→ **PROBLEM DETAILS**:
Copy out each line of the material below that holds the string "this".
[START INFORMATION PROVIDED]
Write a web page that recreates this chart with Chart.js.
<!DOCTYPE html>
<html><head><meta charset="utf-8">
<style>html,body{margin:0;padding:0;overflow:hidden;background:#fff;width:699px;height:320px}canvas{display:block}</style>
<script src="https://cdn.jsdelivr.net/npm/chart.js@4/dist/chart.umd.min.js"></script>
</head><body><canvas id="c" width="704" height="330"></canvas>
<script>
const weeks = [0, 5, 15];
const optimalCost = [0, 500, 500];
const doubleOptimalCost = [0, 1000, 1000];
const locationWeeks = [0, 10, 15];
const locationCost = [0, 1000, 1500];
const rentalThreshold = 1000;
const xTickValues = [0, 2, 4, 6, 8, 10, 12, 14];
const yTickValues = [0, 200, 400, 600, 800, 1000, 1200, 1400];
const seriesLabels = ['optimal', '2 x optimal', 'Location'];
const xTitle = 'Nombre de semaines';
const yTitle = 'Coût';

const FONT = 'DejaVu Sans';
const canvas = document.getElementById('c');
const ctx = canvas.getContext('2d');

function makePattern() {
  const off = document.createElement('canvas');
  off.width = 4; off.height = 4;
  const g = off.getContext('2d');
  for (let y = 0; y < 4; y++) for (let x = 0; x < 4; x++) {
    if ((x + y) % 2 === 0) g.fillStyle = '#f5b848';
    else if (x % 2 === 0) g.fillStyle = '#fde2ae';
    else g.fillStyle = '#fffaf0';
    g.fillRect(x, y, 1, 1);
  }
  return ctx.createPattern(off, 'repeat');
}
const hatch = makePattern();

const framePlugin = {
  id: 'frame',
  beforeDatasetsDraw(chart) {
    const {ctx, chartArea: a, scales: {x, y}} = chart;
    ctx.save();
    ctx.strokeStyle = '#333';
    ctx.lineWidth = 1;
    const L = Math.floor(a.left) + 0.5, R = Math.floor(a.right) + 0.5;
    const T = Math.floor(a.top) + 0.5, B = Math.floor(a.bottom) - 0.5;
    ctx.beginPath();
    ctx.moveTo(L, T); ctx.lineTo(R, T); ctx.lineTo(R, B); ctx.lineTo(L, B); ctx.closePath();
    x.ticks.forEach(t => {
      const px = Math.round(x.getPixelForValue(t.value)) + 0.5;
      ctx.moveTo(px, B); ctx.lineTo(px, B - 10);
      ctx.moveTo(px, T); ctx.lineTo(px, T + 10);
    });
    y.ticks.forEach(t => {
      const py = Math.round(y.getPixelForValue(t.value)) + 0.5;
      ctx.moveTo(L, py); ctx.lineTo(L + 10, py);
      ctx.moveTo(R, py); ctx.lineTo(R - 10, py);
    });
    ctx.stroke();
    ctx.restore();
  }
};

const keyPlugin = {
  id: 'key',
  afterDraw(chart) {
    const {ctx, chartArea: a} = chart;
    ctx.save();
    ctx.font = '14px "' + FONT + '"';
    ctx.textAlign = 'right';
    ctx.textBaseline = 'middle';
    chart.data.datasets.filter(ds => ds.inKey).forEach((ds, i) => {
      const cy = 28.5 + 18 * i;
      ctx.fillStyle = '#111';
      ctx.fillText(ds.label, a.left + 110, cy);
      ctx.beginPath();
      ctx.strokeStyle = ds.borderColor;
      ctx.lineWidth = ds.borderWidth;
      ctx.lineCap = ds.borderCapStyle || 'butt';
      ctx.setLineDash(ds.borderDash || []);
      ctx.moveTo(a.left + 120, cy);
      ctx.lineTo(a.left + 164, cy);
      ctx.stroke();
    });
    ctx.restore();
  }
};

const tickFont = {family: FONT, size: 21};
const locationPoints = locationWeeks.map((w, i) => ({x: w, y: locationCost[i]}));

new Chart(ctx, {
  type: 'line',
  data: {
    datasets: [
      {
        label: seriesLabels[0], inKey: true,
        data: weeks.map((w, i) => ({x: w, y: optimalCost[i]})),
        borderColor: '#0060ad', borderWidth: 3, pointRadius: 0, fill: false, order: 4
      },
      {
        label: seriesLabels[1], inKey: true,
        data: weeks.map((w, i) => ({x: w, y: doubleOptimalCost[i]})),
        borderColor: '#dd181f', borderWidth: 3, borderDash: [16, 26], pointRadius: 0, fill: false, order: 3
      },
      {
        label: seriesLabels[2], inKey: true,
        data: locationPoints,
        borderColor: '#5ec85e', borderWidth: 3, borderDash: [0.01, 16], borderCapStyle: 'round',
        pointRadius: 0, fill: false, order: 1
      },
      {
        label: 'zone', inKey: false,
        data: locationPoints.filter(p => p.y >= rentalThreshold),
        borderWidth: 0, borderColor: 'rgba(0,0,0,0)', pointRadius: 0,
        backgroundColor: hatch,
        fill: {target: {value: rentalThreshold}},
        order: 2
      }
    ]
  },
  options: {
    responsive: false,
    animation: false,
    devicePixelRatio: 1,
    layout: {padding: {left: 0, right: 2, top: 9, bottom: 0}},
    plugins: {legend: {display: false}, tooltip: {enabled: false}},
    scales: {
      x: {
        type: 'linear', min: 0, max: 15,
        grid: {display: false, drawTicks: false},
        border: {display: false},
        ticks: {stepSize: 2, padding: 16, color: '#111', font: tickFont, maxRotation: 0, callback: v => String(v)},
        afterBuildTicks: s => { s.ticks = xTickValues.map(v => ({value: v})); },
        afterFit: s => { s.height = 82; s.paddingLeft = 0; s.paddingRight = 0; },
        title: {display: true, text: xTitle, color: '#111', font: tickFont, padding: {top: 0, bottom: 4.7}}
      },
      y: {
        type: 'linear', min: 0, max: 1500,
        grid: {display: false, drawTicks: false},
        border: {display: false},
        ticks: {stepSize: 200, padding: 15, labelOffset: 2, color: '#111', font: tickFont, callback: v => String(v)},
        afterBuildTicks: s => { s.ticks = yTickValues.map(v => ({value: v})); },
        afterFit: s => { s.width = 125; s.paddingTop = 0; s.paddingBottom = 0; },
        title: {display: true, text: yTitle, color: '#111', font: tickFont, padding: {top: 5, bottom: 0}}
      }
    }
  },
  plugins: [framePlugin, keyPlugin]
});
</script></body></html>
[END INFORMATION PROVIDED]
[START INFORMATION PROVIDED]
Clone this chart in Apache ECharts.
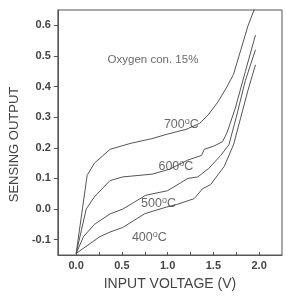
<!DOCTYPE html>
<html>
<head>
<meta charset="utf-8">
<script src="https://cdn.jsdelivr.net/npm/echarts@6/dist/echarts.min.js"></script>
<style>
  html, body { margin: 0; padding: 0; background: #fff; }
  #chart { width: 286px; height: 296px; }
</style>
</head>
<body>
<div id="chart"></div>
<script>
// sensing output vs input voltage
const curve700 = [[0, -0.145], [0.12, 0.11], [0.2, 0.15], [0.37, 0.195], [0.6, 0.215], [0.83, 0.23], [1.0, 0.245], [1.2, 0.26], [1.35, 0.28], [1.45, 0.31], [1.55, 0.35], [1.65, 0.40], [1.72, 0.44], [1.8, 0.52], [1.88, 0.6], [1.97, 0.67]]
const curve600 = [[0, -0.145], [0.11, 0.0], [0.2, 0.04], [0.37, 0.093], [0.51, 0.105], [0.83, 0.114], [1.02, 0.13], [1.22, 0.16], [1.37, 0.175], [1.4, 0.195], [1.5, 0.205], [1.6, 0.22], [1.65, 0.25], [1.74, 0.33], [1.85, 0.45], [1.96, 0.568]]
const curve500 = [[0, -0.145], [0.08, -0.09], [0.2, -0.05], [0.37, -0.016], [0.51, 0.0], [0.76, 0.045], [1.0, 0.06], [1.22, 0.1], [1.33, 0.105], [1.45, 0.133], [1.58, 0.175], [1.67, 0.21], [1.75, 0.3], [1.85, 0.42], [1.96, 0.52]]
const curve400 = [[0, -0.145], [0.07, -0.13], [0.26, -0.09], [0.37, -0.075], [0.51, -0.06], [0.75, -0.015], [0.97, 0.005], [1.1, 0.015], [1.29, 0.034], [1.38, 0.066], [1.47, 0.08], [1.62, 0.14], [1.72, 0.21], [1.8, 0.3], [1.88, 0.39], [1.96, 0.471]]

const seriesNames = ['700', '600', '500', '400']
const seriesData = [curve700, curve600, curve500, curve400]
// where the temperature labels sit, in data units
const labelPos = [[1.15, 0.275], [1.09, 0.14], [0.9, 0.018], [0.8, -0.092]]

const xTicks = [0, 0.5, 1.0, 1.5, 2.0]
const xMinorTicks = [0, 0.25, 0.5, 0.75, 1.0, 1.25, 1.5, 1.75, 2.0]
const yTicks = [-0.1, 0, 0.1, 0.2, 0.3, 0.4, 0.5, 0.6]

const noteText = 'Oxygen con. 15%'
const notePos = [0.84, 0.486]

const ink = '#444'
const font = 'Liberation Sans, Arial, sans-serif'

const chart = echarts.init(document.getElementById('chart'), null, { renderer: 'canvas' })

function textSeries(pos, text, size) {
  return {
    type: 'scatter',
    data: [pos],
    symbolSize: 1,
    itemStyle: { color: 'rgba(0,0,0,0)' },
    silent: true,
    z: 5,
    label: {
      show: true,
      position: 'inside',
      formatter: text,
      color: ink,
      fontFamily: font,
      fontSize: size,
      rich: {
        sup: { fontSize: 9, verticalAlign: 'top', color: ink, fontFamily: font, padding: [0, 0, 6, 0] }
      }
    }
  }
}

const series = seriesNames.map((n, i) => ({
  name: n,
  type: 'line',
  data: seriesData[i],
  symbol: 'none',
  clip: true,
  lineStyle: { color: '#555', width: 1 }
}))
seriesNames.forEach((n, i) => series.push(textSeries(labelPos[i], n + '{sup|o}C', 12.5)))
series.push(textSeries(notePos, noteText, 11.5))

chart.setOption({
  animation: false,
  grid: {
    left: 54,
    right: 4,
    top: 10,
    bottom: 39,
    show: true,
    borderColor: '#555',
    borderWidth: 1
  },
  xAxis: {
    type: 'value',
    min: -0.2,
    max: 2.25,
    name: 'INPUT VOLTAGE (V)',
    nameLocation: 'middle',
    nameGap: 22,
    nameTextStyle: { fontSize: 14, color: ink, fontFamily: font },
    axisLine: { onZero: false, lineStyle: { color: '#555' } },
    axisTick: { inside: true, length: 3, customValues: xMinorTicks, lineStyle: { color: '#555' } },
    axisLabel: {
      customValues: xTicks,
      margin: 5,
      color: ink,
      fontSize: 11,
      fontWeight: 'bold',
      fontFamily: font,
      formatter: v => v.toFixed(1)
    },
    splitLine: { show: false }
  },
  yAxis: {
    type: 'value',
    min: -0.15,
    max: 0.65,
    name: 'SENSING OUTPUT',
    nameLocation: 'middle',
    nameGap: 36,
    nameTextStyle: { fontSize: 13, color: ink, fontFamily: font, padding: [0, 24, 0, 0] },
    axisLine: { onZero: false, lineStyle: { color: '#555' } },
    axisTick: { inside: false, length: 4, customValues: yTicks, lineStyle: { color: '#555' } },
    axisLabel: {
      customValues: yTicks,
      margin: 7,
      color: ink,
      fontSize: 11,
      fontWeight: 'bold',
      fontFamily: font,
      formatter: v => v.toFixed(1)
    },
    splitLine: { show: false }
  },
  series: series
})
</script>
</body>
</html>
[END INFORMATION PROVIDED]
→ **CORRECT RESULT**:
Write a web page that recreates this chart with Chart.js.
Clone this chart in Apache ECharts.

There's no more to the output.